On my 21st birthday, Dad presented me with a dusty old document – a legal brief, foolscap in size and bottle green in colour. A family heirloom written by his dad, my grandfather Thomas Logue, and now it was mine. Something about the Irish Boundary Commission and the Derry Nationalists. The whole thing had been bent in half for at least 50 years. We raised a glass of bubbly wine and suddenly I was an adult.
It was 1998, John Major was out and Tony Blair was in, the Belfast Agreement was in its seventh month, the Omagh bomb was still ringing in ears, and the Bloody Sunday Tribunal had just been established. Growing up in Derry, the war was like white noise, and the Border a normal part of life.

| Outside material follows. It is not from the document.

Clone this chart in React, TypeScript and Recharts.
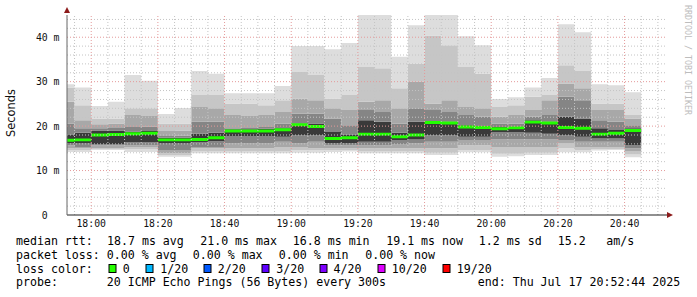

What a pivotal time from tension to hope, from war to peace. Despite this I was planning a trip to Australia as soon as I finished university. Before leaving, I left strict instructions to grab the legal brief in case of a house fire. “It’s very important so look after it.” It was at my mum’s house in Kinnagoe Bay, Donegal.
You can imagine the amount of attic clear-outs, house moves, and spring cleans that goes on over 25 years, so every time I visited from Sydney I always checked where it was and if it was damaged. It often travelled for various family projects, up and down the road from Kinnagoe to Derry to Burnfoot and then to Lifford to the county archivist, then to Derry and back to Kinnagoe. Over and back, and along and across, the Border that went from “provisional” to “confirmed” in 1925, 100 years ago.
The Anglo-Irish Treaty established the Irish Free State, and the following year in 1922 partitioned the country via a provisional “six-counties” Border. The Treaty also set up the Irish Boundary Commission to recommend the final delineation of the new Border.